Arrived at Cleeve Tower about 1. o’clk. Mr Dobell came down the hill to meet us with his fine deerhound given him by the way by the cousin of Flora MacDonald. A warm grasp of the hand and the delightful talk of our host as we clambered up the little lane put us wholly at our ease and more fascinated us with its rarely found simplicity and truth and exquisitely applied knowledge. Mrs Dobell came out of her door to greet us among the flower beds. We talked inexhaustibly as it seemed of genius, the superiority and rarity of true wisdom wholly unattainable through knowledge of women, their position, of Tennyson’s new glory, the poem I mean, of Mrs Browning’s premature exaltation of Louis Napoleon &c.

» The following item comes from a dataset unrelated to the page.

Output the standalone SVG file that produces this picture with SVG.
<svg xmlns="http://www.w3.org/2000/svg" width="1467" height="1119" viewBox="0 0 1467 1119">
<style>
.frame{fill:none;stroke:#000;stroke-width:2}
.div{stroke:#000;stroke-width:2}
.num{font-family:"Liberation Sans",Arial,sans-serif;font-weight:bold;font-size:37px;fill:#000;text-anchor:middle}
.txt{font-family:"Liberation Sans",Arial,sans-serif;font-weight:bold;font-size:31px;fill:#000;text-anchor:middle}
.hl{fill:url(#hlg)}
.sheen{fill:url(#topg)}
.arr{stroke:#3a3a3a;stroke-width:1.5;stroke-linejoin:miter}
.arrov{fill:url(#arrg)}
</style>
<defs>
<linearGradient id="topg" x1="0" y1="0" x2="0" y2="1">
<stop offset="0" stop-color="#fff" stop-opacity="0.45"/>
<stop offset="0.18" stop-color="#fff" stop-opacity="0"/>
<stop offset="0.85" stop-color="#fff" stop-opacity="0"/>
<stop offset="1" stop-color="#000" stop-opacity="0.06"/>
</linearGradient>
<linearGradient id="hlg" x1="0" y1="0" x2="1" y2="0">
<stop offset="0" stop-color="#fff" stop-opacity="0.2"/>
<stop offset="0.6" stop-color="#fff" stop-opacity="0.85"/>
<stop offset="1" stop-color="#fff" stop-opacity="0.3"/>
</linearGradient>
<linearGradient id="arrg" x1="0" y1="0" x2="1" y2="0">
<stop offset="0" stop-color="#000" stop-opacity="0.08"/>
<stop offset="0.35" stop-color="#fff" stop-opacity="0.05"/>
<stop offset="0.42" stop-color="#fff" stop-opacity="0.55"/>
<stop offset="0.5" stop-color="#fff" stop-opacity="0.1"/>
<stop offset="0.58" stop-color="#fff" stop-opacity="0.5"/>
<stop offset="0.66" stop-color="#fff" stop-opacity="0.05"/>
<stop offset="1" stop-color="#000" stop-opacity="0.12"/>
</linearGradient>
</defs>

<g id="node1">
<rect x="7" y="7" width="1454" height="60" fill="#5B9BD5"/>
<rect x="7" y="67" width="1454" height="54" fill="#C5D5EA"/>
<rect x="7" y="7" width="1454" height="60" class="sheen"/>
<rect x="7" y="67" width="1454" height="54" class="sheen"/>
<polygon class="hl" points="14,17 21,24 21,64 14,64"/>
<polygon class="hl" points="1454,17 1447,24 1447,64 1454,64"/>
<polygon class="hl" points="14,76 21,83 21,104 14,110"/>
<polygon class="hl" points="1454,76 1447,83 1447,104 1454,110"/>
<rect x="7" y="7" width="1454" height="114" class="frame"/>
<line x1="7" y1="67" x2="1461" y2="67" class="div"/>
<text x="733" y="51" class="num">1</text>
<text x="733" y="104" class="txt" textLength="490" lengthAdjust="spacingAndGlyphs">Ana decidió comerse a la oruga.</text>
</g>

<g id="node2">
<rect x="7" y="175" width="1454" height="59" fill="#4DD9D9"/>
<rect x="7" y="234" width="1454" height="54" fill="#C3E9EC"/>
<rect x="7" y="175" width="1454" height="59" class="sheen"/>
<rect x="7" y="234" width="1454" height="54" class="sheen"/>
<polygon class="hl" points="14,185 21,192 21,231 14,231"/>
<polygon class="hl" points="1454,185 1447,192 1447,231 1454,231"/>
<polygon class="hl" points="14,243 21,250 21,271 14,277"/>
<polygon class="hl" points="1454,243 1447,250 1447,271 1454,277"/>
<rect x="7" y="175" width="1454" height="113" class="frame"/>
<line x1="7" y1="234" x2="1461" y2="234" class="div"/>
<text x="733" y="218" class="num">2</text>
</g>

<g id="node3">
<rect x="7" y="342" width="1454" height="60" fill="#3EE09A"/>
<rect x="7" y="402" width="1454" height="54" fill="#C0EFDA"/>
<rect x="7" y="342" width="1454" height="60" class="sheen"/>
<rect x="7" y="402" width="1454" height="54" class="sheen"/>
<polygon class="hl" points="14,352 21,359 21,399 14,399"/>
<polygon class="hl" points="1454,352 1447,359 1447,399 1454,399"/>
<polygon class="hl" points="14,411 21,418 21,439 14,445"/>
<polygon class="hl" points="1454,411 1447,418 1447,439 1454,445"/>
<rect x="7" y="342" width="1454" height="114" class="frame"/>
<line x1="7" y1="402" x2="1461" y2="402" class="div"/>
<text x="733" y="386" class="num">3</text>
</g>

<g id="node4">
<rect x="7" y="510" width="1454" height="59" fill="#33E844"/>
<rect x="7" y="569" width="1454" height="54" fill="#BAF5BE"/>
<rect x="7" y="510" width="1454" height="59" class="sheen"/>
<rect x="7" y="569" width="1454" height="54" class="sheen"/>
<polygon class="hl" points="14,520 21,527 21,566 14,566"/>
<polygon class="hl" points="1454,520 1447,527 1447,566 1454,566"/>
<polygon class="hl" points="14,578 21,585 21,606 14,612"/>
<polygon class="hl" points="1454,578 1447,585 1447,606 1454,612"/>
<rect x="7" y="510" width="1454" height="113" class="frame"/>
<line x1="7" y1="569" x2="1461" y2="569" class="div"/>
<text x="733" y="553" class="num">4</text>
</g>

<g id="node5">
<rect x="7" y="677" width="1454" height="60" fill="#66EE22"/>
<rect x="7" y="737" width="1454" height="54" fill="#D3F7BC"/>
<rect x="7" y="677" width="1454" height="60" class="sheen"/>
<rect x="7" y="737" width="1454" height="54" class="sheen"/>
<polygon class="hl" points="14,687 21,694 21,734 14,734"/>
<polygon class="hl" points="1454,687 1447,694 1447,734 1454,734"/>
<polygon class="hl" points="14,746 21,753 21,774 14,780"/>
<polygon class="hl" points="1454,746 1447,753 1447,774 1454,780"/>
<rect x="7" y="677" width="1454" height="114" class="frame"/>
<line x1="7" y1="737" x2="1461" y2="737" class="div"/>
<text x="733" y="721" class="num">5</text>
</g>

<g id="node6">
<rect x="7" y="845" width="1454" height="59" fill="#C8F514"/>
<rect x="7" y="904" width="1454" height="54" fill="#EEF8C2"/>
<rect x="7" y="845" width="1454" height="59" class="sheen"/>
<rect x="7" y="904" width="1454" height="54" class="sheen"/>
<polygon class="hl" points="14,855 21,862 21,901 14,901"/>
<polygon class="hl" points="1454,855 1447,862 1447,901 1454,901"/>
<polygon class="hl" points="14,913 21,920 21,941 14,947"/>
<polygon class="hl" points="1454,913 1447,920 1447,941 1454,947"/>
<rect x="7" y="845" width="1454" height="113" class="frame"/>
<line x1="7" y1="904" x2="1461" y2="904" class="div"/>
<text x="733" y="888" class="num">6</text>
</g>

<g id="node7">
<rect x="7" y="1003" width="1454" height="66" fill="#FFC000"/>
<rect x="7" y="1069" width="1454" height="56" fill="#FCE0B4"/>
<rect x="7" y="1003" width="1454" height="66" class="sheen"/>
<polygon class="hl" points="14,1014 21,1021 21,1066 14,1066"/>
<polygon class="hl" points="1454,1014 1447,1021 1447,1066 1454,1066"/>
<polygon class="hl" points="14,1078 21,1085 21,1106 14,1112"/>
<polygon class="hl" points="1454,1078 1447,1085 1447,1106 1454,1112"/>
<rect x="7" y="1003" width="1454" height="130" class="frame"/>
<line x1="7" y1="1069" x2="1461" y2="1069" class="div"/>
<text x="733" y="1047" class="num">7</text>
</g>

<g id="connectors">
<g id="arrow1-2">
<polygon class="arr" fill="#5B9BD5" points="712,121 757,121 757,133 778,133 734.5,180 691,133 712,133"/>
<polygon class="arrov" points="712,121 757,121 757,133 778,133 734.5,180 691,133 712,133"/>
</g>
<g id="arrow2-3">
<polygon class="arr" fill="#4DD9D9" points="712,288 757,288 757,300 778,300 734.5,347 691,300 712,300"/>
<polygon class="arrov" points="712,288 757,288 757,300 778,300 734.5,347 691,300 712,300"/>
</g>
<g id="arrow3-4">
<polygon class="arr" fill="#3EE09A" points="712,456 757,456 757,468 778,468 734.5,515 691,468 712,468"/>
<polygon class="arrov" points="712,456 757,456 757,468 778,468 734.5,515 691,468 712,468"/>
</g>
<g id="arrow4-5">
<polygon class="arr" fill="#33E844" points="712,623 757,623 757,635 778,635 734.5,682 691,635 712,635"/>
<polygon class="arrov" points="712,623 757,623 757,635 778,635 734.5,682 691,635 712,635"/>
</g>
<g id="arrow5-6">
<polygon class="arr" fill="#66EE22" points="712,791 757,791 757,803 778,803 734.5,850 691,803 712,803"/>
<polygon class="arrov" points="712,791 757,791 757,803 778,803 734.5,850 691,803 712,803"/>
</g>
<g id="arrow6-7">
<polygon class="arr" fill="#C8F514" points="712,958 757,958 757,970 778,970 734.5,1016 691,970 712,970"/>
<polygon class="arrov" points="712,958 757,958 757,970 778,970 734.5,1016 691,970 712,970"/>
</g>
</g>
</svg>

We have hardly ever met any one on this planet so full of sympathetic joys who came so near us as the Dobells. They are as one; bound in a most touching union. Mr Archer came in the evening. Enjoyed a long chat with him on painting. Dobell thinks Emerson thin—said it was like a man groping difficultly down a narrow chasm where he thought to find gems and plunging down his arm into the blackness to bring up a single diamond instead of unfolding a noble entrance to a golden mine. Browning’s last book he does not like but wept over the “Grandmother’s Apology.” “Every year I think has of attainments he said, more of character.”
Engaged at 15 and married at 20 their life has been full of the sunshine of affection but alas! they both suffer from ill health & dear Mrs Dobell will probably never be better. We slept at the cottage in the garden with the lovely panorama stretching far and silently below.